El manantial

El discurso final de Gary Cooper en ‘El Manantial’, en el papel del arquitecto Howard Roark, supuso siempre un verdadero canto a la individualidad creativa y al derecho que todo arquitecto-creador debería tener en las sociedades modernas a que su trabajo sea respetado por los agentes que intervienen en la producción de la arquitectura. Este discurso ha ido perdiendo poco a poco su vigencia, hasta parecernos casi pueril. Era éste un discurso propositivo, innovador, que siempre estuvo en el recuerdo de todo arquitecto que estimase su trabajo como actividad intelectual y artística, y suponía una fantástica reivindicación de una serie de valores humanísticos que se presuponía sintetizaban los pilares de la sociedad moderna avanzada.

El arquitecto se convertía así en una especie de referencia cultural de primer orden, un héroe social cuyas obras iban a constituirse en valores fundamentales y testigos duraderos de esa misma capacidad sintética y de esa misma cultura. Los años sesenta, con el edificio de la Ópera de Sidney de Jörn Utzon como principal exponente de esta heroicidad, supusieron un muestrario inacabable de estas actitudes.

Umberto Eco, allá por 1968, y en su trabajo ‘La Estructura Ausente’, sentaba con claridad las bases de la futura condición de arquitecto. Decía textualmente: «…el arquitecto se verá obligado continuamente a ser algo distinto para construir. Habrá de convertirse en sociólogo, político, psicólogo, antropólogo, semiótico… y la situación no cambiará si lo hace trabajando en equipo, es decir, haciendo trabajar con él a todos los profesionales anteriores.
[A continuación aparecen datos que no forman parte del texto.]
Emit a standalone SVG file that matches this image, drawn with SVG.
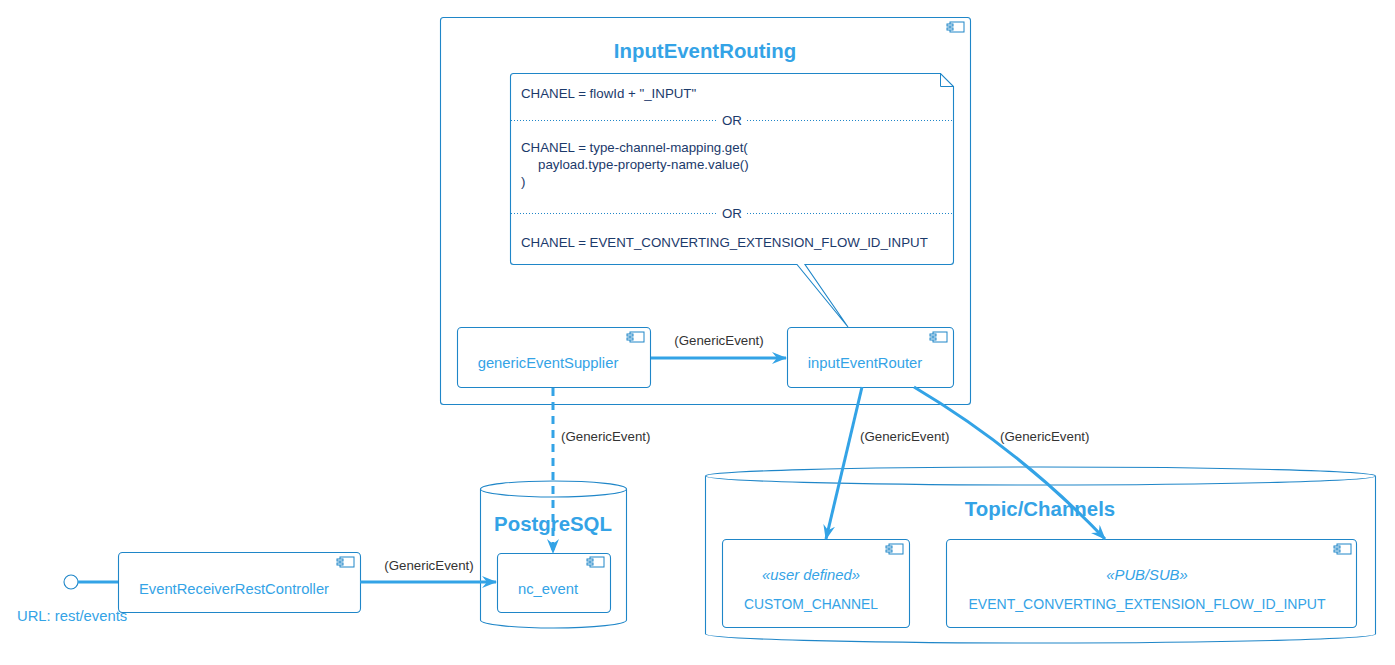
<svg xmlns="http://www.w3.org/2000/svg" width="1395" height="665" viewBox="0 0 1395 665">
<style>
.box{fill:#fff;stroke:#1f86c8;stroke-width:1.1}
.ttl{font-family:"Liberation Sans",Arial,sans-serif;font-weight:bold;font-size:20.4px;fill:#34a3e6;text-anchor:middle}
.ct{font-family:"Liberation Sans",Arial,sans-serif;font-size:14.8px;fill:#34a3e6;text-anchor:middle}
.ctl{font-family:"Liberation Sans",Arial,sans-serif;font-size:14.8px;fill:#34a3e6}
.st{font-family:"Liberation Sans",Arial,sans-serif;font-size:14.8px;font-style:italic;fill:#34a3e6;text-anchor:middle}
.nt{font-family:"Liberation Sans",Arial,sans-serif;font-size:13.3px;fill:#1b3a6b}
.lbl{font-family:"Liberation Sans",Arial,sans-serif;font-size:13.3px;fill:#333}
.conn{fill:none;stroke:#33a3e6;stroke-width:3}
.ico{fill:#fff;stroke:#1f86c8;stroke-width:1}
.sep{stroke:#1f86c8;stroke-width:1;stroke-dasharray:1 2}
</style>
<defs>
<marker id="ah" viewBox="0 0 15 12" refX="14" refY="6" markerWidth="15" markerHeight="12" markerUnits="userSpaceOnUse" orient="auto">
<path d="M0,0 L15,6 L0,12 L5,6 Z" fill="#33a3e6"/>
</marker>
<g id="cicon">
<rect x="3" y="0" width="14" height="10" class="ico"/>
<rect x="0" y="2" width="6" height="2" class="ico"/>
<rect x="0" y="6" width="6" height="2" class="ico"/>
</g>
</defs>

<g id="InputEventRouting">
<rect x="440.5" y="17.5" width="530" height="387" rx="3" class="box" stroke="#33a3e6"/>
<use href="#cicon" x="947" y="22"/>
<text x="705" y="58" class="ttl">InputEventRouting</text>
</g>

<g id="note">
<path d="M513.5,73.5 L940.5,73.5 L953.5,86.5 L953.5,261.5 Q953.5,264.5 950.5,264.5 L805,264.5 L848,327 L797,264.5 L513.5,264.5 Q510.5,264.5 510.5,261.5 L510.5,76.5 Q510.5,73.5 513.5,73.5 Z" class="box"/>
<path d="M940.5,73.5 L940.5,86.5 L953.5,86.5" fill="none" stroke="#1f86c8"/>
<text x="521" y="98" class="nt">CHANEL = flowId + "_INPUT"</text>
<line x1="511" y1="120.5" x2="716" y2="120.5" class="sep"/>
<text x="732" y="125" class="nt" text-anchor="middle">OR</text>
<line x1="747" y1="120.5" x2="953" y2="120.5" class="sep"/>
<text x="521" y="152" class="nt">CHANEL = type-channel-mapping.get(</text>
<text x="538" y="169" class="nt">payload.type-property-name.value()</text>
<text x="521" y="186" class="nt">)</text>
<line x1="511" y1="213.5" x2="716" y2="213.5" class="sep"/>
<text x="732" y="218" class="nt" text-anchor="middle">OR</text>
<line x1="747" y1="213.5" x2="953" y2="213.5" class="sep"/>
<text x="521" y="247" class="nt">CHANEL = EVENT_CONVERTING_EXTENSION_FLOW_ID_INPUT</text>
</g>

<g id="genericEventSupplier">
<rect x="457.5" y="327.5" width="193" height="60" rx="4" class="box"/>
<use href="#cicon" x="627" y="332"/>
<text x="548" y="368" class="ct">genericEventSupplier</text>
</g>

<g id="inputEventRouter">
<rect x="787.5" y="327.5" width="166" height="60" rx="4" class="box"/>
<use href="#cicon" x="930" y="332"/>
<text x="865" y="368" class="ct">inputEventRouter</text>
</g>

<g id="PostgreSQL">
<path d="M480.5,489 L480.5,620 A73,8 0 0 0 626.5,620 L626.5,489" class="box"/>
<ellipse cx="553.5" cy="489" rx="73" ry="8" class="box"/>
<text x="553" y="531" class="ttl">PostgreSQL</text>
</g>

<g id="nc_event">
<rect x="497.5" y="553.5" width="113" height="59" rx="4" class="box"/>
<use href="#cicon" x="587" y="557"/>
<text x="548" y="594" class="ct">nc_event</text>
</g>

<g id="EventReceiverRestController">
<rect x="118.5" y="552.5" width="242" height="60" rx="4" class="box"/>
<use href="#cicon" x="337" y="557"/>
<text x="234" y="594" class="ct" textLength="190" lengthAdjust="spacingAndGlyphs">EventReceiverRestController</text>
</g>

<g id="restInterface">
<circle cx="71" cy="582" r="7" class="box"/>
<text x="17" y="621" class="ctl">URL: rest/events</text>
</g>

<g id="TopicChannels">
<path d="M705.5,476 L705.5,634 A335,9 0 0 0 1375.5,634 L1375.5,476" class="box"/>
<ellipse cx="1040.5" cy="476" rx="335" ry="9" class="box"/>
<text x="1040" y="516" class="ttl">Topic/Channels</text>
</g>

<g id="CUSTOM_CHANNEL">
<rect x="722.5" y="539.5" width="187" height="88" rx="4" class="box"/>
<use href="#cicon" x="886" y="544"/>
<text x="811" y="580" class="st">«user defined»</text>
<text x="811" y="609" class="ct" textLength="134" lengthAdjust="spacingAndGlyphs">CUSTOM_CHANNEL</text>
</g>

<g id="EVENT_CONVERTING_EXTENSION_FLOW_ID_INPUT">
<rect x="946.5" y="539.5" width="410" height="88" rx="4" class="box"/>
<use href="#cicon" x="1334" y="544"/>
<text x="1147" y="580" class="st">«PUB/SUB»</text>
<text x="1147" y="609" class="ct" textLength="357" lengthAdjust="spacingAndGlyphs">EVENT_CONVERTING_EXTENSION_FLOW_ID_INPUT</text>
</g>

<g id="connectors">
<line x1="78" y1="582" x2="118" y2="582" class="conn"/>
<line x1="651" y1="358" x2="786" y2="358" class="conn" marker-end="url(#ah)"/>
<text x="719" y="345" class="lbl" text-anchor="middle">(GenericEvent)</text>
<line x1="553" y1="388" x2="553" y2="553" class="conn" stroke-dasharray="8 6" marker-end="url(#ah)"/>
<text x="561" y="441" class="lbl">(GenericEvent)</text>
<line x1="360" y1="582" x2="496" y2="582" class="conn" marker-end="url(#ah)"/>
<text x="429" y="570" class="lbl" text-anchor="middle">(GenericEvent)</text>
<line x1="862" y1="387" x2="826" y2="539" class="conn" marker-end="url(#ah)"/>
<text x="860" y="441" class="lbl">(GenericEvent)</text>
<path d="M914,387 Q1020,450 1105,539" class="conn" marker-end="url(#ah)"/>
<text x="1000" y="441" class="lbl">(GenericEvent)</text>
</g>
</svg>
Obligado a descubrir formas que constituyan sistemas de exigencia sobre los cuales no tiene poder; obligado a articular un lenguaje, la arquitectura, que siempre ha de decir algo distinto de sí mismo (lo que no sucede en la lengua verbal, que a nivel estético puede hablar de sus propias formas; ni en la pintura, que puede pintar sus propias leyes; y menos aún en la música que solamente organiza relaciones sintácticas internas a su propio sistema), el arquitecto está condenado, por la misma naturaleza de su trabajo, a ser con toda seguridad la única y última figura humanística de la sociedad contemporánea; obligado a pensar la totalidad precisamente en la medida en que es un técnico sectorial, especializado, dedicado a operaciones específicas y no a hacer declaraciones metafísicas».

Este párrafo anunciaba con dramática precisión las condiciones en las que iba a convertirse una actividad que siempre había estado sustentada por el principio de la creatividad, aunque sus manifestaciones debieran cumplir las exigencias sociales y culturales que la arquitectura siempre conlleva. Cuarenta años más tarde del texto del semiólogo italiano, las condiciones de trabajo y de producción de la arquitectura en las modernas sociedades post-industriales y tecnológicas parecen darle milimétricamente la razón.

La realidad compleja y la cantidad de agentes que intervienen en el proceso de producción de la arquitectura, y sobre todo, la indiscriminada y masiva banalización de los códigos arquitectónicos para su incorporación a la economía de mercado, han obligado a la mayoría de los arquitectos a prescindir de su endogámica capacidad creativa, para convertirse en piezas mecánicamente estereotipadas del engranaje productivo. Justamente contra lo que se dirigía el discurso del bueno de Howard Roark. Y es que desde luego corren otros tiempos para la arquitectura y los arquitectos.